JK: No. [Laughs.] In fact, Alternative Comics is putting out a collection of my essays about comics, and we're going to reprint those letters to The Comics Journal.
O: In your time as an art teacher, and in some of your treatises on aesthetics, you've been an advocate for the democratization of art. Would you say that's still what you stand for: people turning their own experiences into art?

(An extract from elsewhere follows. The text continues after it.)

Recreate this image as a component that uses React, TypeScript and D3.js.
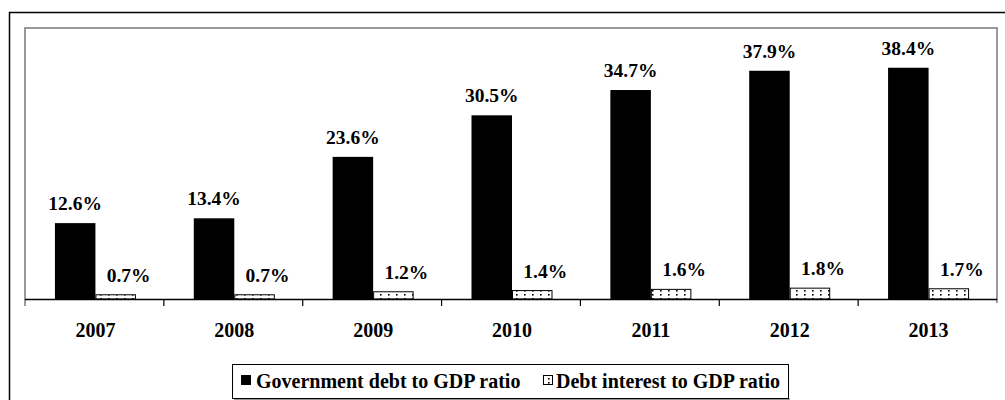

JK: Yes, well... I don't really hold myself as an example of what other people should follow. I think they should do whatever they feel like artistically. To be creative and think creatively. It's a worthwhile pursuit for anybody. If you're a fan of comics, or a fan of stories in general, and you've read some really great ones that you love, you might be too intimidated to try it yourself. I see young artists all the time who aren't sure what to do, and they sort of freeze up when they sit down to draw. I try to encourage them to just do it, and not worry so much about what's going to come out. Because if you don't sit down and do it, nothing's going to come out. You don't even have a shot at making something good if you don't sit down and give it a try. And I think a beginner could have just as good a shot at creating something really powerful as a seasoned pro. They might even have a better chance, because they might hit on something fabulous by accident, whereas the seasoned pro is stuck in his ways. There's no way to predict what it's going to take to make a masterpiece that's remembered for hundreds of years. I think anybody's got as good a shot at it as anybody else. You have to be inspired, though. Could you sit down intending to create hackwork, and accidentally come up with something great? I'm not sure. I don't think so. I think there has to be an effort to try and make something great, in order to make something great.